◆ Task brief ◆
Repeat the full listing below verbatim and keep the images out.
+++ Data lines +++
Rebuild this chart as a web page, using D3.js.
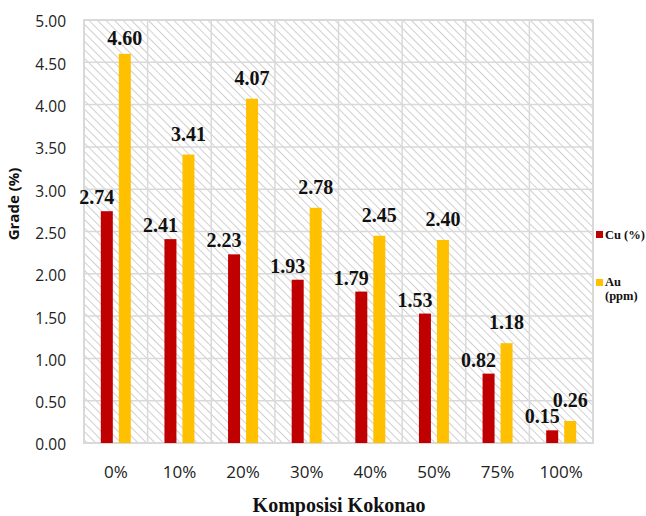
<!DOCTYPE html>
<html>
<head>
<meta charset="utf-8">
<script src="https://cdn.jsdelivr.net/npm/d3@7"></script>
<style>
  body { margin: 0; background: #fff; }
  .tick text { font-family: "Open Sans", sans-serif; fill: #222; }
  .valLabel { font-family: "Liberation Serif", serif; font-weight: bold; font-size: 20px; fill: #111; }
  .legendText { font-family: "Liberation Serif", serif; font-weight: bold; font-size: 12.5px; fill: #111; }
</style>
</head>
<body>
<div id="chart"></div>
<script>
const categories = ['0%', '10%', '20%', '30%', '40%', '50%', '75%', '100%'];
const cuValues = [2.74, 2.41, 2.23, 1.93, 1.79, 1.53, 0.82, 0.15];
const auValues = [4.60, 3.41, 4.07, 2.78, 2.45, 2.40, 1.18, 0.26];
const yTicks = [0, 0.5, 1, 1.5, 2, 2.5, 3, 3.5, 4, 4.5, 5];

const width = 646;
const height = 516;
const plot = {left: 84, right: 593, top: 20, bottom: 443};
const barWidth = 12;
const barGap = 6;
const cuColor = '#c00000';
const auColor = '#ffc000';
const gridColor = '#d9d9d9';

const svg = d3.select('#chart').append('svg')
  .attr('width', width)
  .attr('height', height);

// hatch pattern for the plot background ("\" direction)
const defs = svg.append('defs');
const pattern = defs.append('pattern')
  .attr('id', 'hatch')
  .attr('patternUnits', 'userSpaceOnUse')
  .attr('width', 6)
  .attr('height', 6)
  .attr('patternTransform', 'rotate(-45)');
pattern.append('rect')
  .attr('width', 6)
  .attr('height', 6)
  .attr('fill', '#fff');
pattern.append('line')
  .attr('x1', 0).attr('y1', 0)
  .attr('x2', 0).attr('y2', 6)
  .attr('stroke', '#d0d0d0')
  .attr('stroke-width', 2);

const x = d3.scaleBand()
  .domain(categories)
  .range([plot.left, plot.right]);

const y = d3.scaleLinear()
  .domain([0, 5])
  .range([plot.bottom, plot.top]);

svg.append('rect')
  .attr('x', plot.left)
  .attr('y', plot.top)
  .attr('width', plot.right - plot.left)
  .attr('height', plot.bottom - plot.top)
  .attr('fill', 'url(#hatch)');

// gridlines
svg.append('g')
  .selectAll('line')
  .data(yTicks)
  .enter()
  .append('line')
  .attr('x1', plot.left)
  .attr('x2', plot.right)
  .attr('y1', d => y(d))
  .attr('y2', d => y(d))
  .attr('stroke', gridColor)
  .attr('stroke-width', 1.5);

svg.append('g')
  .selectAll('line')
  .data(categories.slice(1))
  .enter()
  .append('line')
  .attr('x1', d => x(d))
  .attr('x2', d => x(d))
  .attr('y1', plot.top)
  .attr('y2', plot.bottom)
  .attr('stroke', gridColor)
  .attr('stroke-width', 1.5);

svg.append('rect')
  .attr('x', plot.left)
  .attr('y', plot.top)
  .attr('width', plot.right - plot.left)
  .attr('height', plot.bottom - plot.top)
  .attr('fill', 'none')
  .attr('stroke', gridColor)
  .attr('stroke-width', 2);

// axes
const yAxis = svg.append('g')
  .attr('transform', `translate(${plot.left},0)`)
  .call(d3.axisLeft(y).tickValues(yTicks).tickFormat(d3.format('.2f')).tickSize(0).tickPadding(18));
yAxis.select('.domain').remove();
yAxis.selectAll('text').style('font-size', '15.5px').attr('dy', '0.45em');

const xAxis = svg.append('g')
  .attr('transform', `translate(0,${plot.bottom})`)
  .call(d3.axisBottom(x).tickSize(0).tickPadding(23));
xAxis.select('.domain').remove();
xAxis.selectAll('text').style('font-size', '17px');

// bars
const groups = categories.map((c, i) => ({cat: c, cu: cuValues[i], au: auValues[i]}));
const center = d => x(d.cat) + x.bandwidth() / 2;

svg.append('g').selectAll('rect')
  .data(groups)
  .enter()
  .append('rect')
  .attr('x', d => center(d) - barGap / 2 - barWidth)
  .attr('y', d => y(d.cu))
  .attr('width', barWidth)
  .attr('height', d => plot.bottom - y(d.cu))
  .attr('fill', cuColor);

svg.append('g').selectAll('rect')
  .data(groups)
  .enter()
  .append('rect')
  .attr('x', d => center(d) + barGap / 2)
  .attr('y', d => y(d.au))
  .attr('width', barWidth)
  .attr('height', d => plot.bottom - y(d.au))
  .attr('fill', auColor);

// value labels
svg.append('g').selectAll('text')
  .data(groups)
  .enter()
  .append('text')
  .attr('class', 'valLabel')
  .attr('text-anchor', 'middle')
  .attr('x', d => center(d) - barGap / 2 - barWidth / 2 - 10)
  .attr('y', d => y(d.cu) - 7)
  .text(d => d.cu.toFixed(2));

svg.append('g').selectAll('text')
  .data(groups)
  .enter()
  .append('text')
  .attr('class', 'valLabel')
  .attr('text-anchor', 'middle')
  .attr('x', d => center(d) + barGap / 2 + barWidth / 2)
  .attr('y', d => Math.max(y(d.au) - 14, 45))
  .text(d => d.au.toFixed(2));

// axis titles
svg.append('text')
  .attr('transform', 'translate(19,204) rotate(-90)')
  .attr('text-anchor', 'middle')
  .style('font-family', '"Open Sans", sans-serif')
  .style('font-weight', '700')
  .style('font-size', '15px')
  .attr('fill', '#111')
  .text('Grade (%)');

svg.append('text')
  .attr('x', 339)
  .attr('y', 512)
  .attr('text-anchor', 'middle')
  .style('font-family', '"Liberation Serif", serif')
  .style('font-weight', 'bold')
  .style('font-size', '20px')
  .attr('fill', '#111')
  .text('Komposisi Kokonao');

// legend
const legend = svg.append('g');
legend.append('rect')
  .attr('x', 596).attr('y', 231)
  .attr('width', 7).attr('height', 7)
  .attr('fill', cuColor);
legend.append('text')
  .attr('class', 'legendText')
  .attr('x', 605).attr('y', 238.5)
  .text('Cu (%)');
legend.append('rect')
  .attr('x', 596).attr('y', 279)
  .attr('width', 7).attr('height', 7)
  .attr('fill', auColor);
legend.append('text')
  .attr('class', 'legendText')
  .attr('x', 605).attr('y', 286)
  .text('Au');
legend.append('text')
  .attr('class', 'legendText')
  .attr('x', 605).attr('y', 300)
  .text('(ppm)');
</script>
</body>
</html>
+++
◆ Solution to this exercise ◆
Rebuild this chart as a web page, using D3.js.
<!DOCTYPE html>
<html>
<head>
<meta charset="utf-8">
<script src="https://cdn.jsdelivr.net/npm/d3@7"></script>
<style>
  body { margin: 0; background: #fff; }
  .tick text { font-family: "Open Sans", sans-serif; fill: #222; }
  .valLabel { font-family: "Liberation Serif", serif; font-weight: bold; font-size: 20px; fill: #111; }
  .legendText { font-family: "Liberation Serif", serif; font-weight: bold; font-size: 12.5px; fill: #111; }
</style>
</head>
<body>
<div id="chart"></div>
<script>
const categories = ['0%', '10%', '20%', '30%', '40%', '50%', '75%', '100%'];
const cuValues = [2.74, 2.41, 2.23, 1.93, 1.79, 1.53, 0.82, 0.15];
const auValues = [4.60, 3.41, 4.07, 2.78, 2.45, 2.40, 1.18, 0.26];
const yTicks = [0, 0.5, 1, 1.5, 2, 2.5, 3, 3.5, 4, 4.5, 5];

const width = 646;
const height = 516;
const plot = {left: 84, right: 593, top: 20, bottom: 443};
const barWidth = 12;
const barGap = 6;
const cuColor = '#c00000';
const auColor = '#ffc000';
const gridColor = '#d9d9d9';

const svg = d3.select('#chart').append('svg')
  .attr('width', width)
  .attr('height', height);

// hatch pattern for the plot background ("\" direction)
const defs = svg.append('defs');
const pattern = defs.append('pattern')
  .attr('id', 'hatch')
  .attr('patternUnits', 'userSpaceOnUse')
  .attr('width', 6)
  .attr('height', 6)
  .attr('patternTransform', 'rotate(-45)');
pattern.append('rect')
  .attr('width', 6)
  .attr('height', 6)
  .attr('fill', '#fff');
pattern.append('line')
  .attr('x1', 0).attr('y1', 0)
  .attr('x2', 0).attr('y2', 6)
  .attr('stroke', '#d0d0d0')
  .attr('stroke-width', 2);

const x = d3.scaleBand()
  .domain(categories)
  .range([plot.left, plot.right]);

const y = d3.scaleLinear()
  .domain([0, 5])
  .range([plot.bottom, plot.top]);

svg.append('rect')
  .attr('x', plot.left)
  .attr('y', plot.top)
  .attr('width', plot.right - plot.left)
  .attr('height', plot.bottom - plot.top)
  .attr('fill', 'url(#hatch)');

// gridlines
svg.append('g')
  .selectAll('line')
  .data(yTicks)
  .enter()
  .append('line')
  .attr('x1', plot.left)
  .attr('x2', plot.right)
  .attr('y1', d => y(d))
  .attr('y2', d => y(d))
  .attr('stroke', gridColor)
  .attr('stroke-width', 1.5);

svg.append('g')
  .selectAll('line')
  .data(categories.slice(1))
  .enter()
  .append('line')
  .attr('x1', d => x(d))
  .attr('x2', d => x(d))
  .attr('y1', plot.top)
  .attr('y2', plot.bottom)
  .attr('stroke', gridColor)
  .attr('stroke-width', 1.5);

svg.append('rect')
  .attr('x', plot.left)
  .attr('y', plot.top)
  .attr('width', plot.right - plot.left)
  .attr('height', plot.bottom - plot.top)
  .attr('fill', 'none')
  .attr('stroke', gridColor)
  .attr('stroke-width', 2);

// axes
const yAxis = svg.append('g')
  .attr('transform', `translate(${plot.left},0)`)
  .call(d3.axisLeft(y).tickValues(yTicks).tickFormat(d3.format('.2f')).tickSize(0).tickPadding(18));
yAxis.select('.domain').remove();
yAxis.selectAll('text').style('font-size', '15.5px').attr('dy', '0.45em');

const xAxis = svg.append('g')
  .attr('transform', `translate(0,${plot.bottom})`)
  .call(d3.axisBottom(x).tickSize(0).tickPadding(23));
xAxis.select('.domain').remove();
xAxis.selectAll('text').style('font-size', '17px');

// bars
const groups = categories.map((c, i) => ({cat: c, cu: cuValues[i], au: auValues[i]}));
const center = d => x(d.cat) + x.bandwidth() / 2;

svg.append('g').selectAll('rect')
  .data(groups)
  .enter()
  .append('rect')
  .attr('x', d => center(d) - barGap / 2 - barWidth)
  .attr('y', d => y(d.cu))
  .attr('width', barWidth)
  .attr('height', d => plot.bottom - y(d.cu))
  .attr('fill', cuColor);

svg.append('g').selectAll('rect')
  .data(groups)
  .enter()
  .append('rect')
  .attr('x', d => center(d) + barGap / 2)
  .attr('y', d => y(d.au))
  .attr('width', barWidth)
  .attr('height', d => plot.bottom - y(d.au))
  .attr('fill', auColor);

// value labels
svg.append('g').selectAll('text')
  .data(groups)
  .enter()
  .append('text')
  .attr('class', 'valLabel')
  .attr('text-anchor', 'middle')
  .attr('x', d => center(d) - barGap / 2 - barWidth / 2 - 10)
  .attr('y', d => y(d.cu) - 7)
  .text(d => d.cu.toFixed(2));

svg.append('g').selectAll('text')
  .data(groups)
  .enter()
  .append('text')
  .attr('class', 'valLabel')
  .attr('text-anchor', 'middle')
  .attr('x', d => center(d) + barGap / 2 + barWidth / 2)
  .attr('y', d => Math.max(y(d.au) - 14, 45))
  .text(d => d.au.toFixed(2));

// axis titles
svg.append('text')
  .attr('transform', 'translate(19,204) rotate(-90)')
  .attr('text-anchor', 'middle')
  .style('font-family', '"Open Sans", sans-serif')
  .style('font-weight', '700')
  .style('font-size', '15px')
  .attr('fill', '#111')
  .text('Grade (%)');

svg.append('text')
  .attr('x', 339)
  .attr('y', 512)
  .attr('text-anchor', 'middle')
  .style('font-family', '"Liberation Serif", serif')
  .style('font-weight', 'bold')
  .style('font-size', '20px')
  .attr('fill', '#111')
  .text('Komposisi Kokonao');

// legend
const legend = svg.append('g');
legend.append('rect')
  .attr('x', 596).attr('y', 231)
  .attr('width', 7).attr('height', 7)
  .attr('fill', cuColor);
legend.append('text')
  .attr('class', 'legendText')
  .attr('x', 605).attr('y', 238.5)
  .text('Cu (%)');
legend.append('rect')
  .attr('x', 596).attr('y', 279)
  .attr('width', 7).attr('height', 7)
  .attr('fill', auColor);
legend.append('text')
  .attr('class', 'legendText')
  .attr('x', 605).attr('y', 286)
  .text('Au');
legend.append('text')
  .attr('class', 'legendText')
  .attr('x', 605).attr('y', 300)
  .text('(ppm)');
</script>
</body>
</html>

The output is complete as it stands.